* WHAT IS BEING ASKED
Copy, exactly and only, the lines from the one with "Clone this chart in matplotlib." up to and including the one with "return np.concatenate(xs), np.concatenate(ys)", leaving pictures out.

* RECORDS SHOWN
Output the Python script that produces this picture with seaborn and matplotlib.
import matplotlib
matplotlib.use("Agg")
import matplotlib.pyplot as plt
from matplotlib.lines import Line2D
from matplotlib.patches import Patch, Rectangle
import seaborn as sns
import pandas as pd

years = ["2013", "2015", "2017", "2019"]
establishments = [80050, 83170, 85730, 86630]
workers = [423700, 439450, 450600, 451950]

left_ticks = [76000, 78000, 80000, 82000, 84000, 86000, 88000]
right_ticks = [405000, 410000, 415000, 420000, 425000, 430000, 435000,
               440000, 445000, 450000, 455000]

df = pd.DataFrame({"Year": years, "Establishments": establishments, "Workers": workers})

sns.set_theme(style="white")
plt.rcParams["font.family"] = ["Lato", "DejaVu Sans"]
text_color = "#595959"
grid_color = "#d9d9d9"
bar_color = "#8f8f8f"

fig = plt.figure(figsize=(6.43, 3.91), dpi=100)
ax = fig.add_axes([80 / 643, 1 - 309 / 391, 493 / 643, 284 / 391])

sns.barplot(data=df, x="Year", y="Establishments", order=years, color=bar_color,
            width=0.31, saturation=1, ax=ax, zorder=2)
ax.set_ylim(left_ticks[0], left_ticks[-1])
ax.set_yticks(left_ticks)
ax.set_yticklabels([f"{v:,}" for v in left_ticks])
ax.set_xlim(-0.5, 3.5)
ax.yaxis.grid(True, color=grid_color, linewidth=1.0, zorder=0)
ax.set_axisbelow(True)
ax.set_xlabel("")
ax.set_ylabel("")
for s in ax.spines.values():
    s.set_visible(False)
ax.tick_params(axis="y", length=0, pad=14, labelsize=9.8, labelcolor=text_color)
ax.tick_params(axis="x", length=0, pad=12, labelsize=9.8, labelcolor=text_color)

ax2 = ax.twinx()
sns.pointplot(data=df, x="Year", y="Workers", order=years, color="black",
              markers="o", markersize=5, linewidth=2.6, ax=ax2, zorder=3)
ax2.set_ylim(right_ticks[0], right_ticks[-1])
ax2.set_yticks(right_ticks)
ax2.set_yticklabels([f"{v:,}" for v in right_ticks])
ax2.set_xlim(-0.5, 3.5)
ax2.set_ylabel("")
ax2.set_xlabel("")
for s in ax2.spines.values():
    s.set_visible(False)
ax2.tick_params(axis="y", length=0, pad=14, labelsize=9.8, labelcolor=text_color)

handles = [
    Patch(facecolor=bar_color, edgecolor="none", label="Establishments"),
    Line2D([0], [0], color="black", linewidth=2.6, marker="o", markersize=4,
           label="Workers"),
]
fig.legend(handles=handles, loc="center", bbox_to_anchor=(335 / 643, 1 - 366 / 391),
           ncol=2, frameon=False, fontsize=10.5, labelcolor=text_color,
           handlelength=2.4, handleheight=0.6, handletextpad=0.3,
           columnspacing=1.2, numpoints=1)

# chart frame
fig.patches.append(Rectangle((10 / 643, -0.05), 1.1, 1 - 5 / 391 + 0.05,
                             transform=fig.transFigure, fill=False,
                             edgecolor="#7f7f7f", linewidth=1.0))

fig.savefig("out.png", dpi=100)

--

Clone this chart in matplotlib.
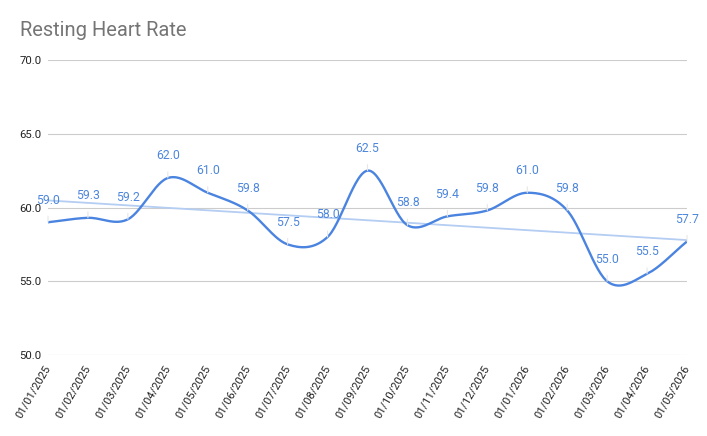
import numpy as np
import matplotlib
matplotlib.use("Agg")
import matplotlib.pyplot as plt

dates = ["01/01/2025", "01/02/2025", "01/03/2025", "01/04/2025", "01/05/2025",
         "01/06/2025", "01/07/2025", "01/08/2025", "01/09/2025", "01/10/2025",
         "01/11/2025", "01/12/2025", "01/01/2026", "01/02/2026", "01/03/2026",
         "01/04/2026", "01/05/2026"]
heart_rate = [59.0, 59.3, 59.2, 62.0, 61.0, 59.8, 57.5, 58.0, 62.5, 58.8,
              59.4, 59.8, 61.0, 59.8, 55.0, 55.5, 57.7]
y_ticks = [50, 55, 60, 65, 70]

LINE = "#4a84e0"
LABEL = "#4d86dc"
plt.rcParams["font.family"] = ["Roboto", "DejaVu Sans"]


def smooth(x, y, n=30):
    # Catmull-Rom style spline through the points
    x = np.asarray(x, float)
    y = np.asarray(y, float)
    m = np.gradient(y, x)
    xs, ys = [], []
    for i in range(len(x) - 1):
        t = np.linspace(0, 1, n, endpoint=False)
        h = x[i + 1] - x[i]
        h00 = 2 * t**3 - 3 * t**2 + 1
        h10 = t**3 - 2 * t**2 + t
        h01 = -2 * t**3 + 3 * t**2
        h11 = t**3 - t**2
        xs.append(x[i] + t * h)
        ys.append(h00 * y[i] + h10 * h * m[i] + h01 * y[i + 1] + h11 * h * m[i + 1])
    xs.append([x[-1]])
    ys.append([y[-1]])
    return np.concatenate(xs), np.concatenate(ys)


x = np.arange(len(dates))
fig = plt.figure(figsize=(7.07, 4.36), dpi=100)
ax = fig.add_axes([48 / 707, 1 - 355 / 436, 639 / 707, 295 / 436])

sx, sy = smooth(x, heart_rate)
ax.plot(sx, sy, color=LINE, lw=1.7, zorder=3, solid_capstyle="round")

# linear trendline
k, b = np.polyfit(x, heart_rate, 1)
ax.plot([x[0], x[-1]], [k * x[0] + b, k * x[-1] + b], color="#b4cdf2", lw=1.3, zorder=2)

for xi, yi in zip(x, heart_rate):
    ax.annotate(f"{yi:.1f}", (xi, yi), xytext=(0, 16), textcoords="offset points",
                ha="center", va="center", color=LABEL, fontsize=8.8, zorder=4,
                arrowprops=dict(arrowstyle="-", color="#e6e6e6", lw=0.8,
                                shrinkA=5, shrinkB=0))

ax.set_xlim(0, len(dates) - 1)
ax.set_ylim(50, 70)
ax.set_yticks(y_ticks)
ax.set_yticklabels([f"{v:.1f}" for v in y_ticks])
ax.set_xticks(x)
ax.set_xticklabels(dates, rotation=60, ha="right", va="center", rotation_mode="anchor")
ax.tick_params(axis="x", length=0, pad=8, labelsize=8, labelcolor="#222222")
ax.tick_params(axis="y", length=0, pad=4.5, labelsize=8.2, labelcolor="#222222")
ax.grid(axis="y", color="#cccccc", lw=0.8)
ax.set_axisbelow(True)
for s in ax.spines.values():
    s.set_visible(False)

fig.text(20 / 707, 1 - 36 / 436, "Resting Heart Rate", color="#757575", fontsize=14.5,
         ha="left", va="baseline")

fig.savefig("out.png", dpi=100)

---

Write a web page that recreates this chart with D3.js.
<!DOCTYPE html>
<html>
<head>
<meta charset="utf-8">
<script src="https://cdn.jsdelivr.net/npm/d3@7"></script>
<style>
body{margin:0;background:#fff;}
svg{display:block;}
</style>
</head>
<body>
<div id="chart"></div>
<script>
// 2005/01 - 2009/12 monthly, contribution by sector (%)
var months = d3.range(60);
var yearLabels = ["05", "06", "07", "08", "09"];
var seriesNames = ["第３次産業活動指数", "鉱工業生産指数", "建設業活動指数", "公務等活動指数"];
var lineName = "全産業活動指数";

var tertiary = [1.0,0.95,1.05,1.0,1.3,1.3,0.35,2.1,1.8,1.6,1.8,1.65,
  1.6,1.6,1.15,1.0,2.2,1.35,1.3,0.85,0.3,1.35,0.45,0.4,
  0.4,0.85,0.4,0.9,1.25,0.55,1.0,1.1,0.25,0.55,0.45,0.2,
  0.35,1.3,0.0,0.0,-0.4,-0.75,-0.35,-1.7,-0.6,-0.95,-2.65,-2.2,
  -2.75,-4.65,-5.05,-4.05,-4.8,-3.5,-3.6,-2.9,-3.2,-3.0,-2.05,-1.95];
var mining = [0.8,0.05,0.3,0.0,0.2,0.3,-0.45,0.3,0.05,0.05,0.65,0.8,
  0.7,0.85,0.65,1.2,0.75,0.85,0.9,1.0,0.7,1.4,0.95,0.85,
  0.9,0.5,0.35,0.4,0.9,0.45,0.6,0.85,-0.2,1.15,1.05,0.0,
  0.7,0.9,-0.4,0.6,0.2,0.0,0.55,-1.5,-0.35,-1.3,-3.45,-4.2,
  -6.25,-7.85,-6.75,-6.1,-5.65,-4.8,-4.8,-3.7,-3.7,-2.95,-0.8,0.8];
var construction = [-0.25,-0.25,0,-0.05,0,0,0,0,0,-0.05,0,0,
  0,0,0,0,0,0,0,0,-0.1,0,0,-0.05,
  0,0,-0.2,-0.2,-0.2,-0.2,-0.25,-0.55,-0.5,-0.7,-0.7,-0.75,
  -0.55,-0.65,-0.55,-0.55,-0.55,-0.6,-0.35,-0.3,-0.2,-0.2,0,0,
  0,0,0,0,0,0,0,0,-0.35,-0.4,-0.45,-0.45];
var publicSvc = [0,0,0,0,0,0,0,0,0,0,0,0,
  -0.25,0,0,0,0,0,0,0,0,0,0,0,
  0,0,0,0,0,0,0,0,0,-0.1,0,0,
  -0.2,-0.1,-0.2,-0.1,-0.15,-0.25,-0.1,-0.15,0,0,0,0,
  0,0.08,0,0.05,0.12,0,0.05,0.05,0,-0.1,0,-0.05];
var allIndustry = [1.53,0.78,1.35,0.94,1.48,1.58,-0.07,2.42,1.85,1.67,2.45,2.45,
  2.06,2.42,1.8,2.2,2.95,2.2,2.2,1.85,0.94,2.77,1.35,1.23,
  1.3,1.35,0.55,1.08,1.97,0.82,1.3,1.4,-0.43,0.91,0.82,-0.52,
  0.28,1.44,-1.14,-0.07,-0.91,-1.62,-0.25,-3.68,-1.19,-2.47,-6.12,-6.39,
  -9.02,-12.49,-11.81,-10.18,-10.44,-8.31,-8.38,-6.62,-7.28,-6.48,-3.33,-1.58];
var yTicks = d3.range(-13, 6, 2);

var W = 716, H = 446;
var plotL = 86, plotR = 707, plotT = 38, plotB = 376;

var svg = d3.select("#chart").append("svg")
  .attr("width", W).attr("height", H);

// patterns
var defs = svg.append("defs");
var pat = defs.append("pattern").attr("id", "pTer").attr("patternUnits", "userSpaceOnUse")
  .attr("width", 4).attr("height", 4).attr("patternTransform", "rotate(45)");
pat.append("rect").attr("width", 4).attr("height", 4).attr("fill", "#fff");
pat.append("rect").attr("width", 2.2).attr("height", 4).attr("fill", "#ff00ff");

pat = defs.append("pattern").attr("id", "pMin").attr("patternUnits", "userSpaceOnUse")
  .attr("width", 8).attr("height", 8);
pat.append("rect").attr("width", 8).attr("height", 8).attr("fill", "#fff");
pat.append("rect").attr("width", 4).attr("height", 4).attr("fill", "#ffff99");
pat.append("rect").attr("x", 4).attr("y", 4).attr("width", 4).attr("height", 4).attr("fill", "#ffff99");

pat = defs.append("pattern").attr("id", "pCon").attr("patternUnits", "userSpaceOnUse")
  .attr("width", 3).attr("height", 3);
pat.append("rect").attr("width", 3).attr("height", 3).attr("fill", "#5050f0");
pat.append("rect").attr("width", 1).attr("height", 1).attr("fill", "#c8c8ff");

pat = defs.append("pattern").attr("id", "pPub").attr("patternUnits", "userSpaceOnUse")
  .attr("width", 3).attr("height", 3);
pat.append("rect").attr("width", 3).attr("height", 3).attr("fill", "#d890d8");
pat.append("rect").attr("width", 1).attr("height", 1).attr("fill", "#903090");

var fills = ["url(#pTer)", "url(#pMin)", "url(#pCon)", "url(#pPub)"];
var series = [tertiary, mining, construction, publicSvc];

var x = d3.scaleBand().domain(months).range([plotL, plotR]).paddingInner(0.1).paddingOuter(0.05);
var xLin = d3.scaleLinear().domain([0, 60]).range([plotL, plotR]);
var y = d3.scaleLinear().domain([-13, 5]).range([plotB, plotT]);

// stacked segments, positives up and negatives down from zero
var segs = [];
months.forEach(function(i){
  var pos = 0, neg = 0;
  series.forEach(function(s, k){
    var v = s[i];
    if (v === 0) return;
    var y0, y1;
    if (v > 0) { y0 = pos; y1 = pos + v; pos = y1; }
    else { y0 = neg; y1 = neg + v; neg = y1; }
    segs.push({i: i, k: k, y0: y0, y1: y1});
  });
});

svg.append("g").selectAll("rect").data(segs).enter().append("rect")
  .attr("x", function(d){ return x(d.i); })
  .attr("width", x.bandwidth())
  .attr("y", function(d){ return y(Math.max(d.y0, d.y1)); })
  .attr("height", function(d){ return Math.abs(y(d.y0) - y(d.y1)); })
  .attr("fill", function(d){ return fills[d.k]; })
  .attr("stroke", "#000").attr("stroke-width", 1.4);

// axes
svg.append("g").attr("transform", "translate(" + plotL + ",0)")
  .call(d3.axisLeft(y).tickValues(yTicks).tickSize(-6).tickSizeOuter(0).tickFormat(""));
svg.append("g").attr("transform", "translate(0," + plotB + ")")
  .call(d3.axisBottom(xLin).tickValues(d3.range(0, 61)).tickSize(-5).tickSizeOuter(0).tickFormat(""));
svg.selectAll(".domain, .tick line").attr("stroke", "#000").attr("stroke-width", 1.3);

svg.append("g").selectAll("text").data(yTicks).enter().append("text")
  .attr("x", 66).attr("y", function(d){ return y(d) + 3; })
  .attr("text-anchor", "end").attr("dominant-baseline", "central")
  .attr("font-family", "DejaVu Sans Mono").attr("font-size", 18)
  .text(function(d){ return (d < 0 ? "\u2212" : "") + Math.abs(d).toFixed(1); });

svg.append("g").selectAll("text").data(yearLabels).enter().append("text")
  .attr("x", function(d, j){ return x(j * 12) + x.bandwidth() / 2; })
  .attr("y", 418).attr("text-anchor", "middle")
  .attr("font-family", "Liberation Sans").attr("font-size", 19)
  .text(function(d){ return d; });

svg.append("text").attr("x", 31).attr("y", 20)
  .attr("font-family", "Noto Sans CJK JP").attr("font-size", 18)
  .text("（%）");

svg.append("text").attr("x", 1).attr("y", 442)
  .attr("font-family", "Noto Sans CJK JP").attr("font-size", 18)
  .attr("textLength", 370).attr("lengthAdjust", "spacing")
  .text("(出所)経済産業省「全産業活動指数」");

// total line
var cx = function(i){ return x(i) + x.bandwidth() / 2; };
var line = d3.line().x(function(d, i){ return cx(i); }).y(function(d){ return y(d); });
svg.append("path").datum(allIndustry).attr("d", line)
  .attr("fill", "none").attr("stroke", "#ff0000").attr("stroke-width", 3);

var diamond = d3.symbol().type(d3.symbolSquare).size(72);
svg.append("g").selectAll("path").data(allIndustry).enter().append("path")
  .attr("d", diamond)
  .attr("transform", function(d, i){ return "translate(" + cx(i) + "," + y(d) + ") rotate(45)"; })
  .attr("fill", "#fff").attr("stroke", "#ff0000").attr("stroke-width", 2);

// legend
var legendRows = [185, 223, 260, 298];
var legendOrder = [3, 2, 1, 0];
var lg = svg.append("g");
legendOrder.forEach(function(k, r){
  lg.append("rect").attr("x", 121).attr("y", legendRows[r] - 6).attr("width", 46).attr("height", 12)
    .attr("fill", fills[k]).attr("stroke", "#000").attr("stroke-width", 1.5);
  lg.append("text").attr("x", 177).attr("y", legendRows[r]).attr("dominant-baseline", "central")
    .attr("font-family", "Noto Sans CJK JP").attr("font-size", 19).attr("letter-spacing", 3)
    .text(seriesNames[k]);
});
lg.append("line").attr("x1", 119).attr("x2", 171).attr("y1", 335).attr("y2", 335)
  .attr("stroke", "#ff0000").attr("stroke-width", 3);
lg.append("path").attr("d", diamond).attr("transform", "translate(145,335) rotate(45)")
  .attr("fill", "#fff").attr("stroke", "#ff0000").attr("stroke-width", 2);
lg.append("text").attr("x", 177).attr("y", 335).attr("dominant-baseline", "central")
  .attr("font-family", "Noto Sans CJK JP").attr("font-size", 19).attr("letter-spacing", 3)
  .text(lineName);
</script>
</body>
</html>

* FULL RESPONSE
Clone this chart in matplotlib.
import numpy as np
import matplotlib
matplotlib.use("Agg")
import matplotlib.pyplot as plt

dates = ["01/01/2025", "01/02/2025", "01/03/2025", "01/04/2025", "01/05/2025",
         "01/06/2025", "01/07/2025", "01/08/2025", "01/09/2025", "01/10/2025",
         "01/11/2025", "01/12/2025", "01/01/2026", "01/02/2026", "01/03/2026",
         "01/04/2026", "01/05/2026"]
heart_rate = [59.0, 59.3, 59.2, 62.0, 61.0, 59.8, 57.5, 58.0, 62.5, 58.8,
              59.4, 59.8, 61.0, 59.8, 55.0, 55.5, 57.7]
y_ticks = [50, 55, 60, 65, 70]

LINE = "#4a84e0"
LABEL = "#4d86dc"
plt.rcParams["font.family"] = ["Roboto", "DejaVu Sans"]


def smooth(x, y, n=30):
    # Catmull-Rom style spline through the points
    x = np.asarray(x, float)
    y = np.asarray(y, float)
    m = np.gradient(y, x)
    xs, ys = [], []
    for i in range(len(x) - 1):
        t = np.linspace(0, 1, n, endpoint=False)
        h = x[i + 1] - x[i]
        h00 = 2 * t**3 - 3 * t**2 + 1
        h10 = t**3 - 2 * t**2 + t
        h01 = -2 * t**3 + 3 * t**2
        h11 = t**3 - t**2
        xs.append(x[i] + t * h)
        ys.append(h00 * y[i] + h10 * h * m[i] + h01 * y[i + 1] + h11 * h * m[i + 1])
    xs.append([x[-1]])
    ys.append([y[-1]])
    return np.concatenate(xs), np.concatenate(ys)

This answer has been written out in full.